Não se trata, portanto, de uma simples sobreposição de estatutos. É um fenômeno diferente. Mas não é único no mundo. O lugar Brasil não é equivalente ao da Argentina, em função da decadência dos últimos cinquenta anos. Mas a fantasía de que o papel do Brasil seria semelhante ao da Índia está, também, errado. O tema é discutido no mercado, na ONU e na academia e foram elaboradas fórmulas como “Brics” e “emergentes”. Marxistas de outras tradições conceituaram subimperialista (Ruy Mauro Marini), ou economia associada capital-imperialista periférica (Virgínia Fontes).

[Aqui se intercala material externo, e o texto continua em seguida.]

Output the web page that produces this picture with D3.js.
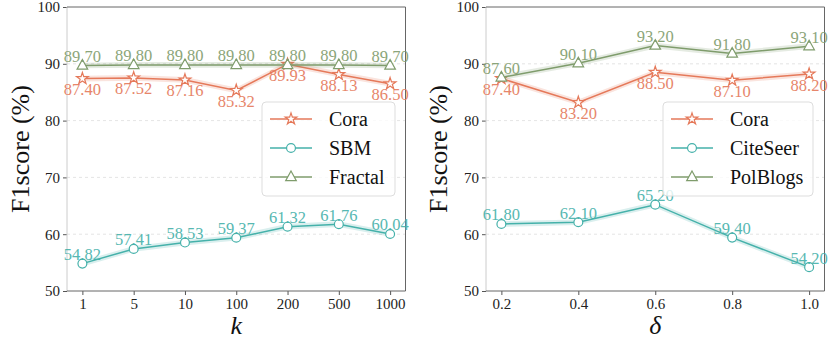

A hipótese do híbrido – semicolônia privilegiada, submetrópole periférica ou dependência especial – é a mais fértil, embora permita leituras com nuances variadas ou ênfases distintas. O papel do Brasil no mercado mundial não tem correspondência direta com seu papel no sistema internacional de Estados. O Brasil obteve um lugar no mercado mundial superior à sua presença no sistema de Estados. Tem mais importância econômica que poder político.

A aposta política numa grande concertação desenvolvimentista com a classe dominante, apoiada no respeito burguês à democracia, em um país da periferia, permanece uma ilusão. Os EUA apoiaram até um monstro como Pinochet. Insistir na mesma estratégia reformista e esperar resultados diferentes não é sensato. A história não está a favor do Brasil. A história está em disputa.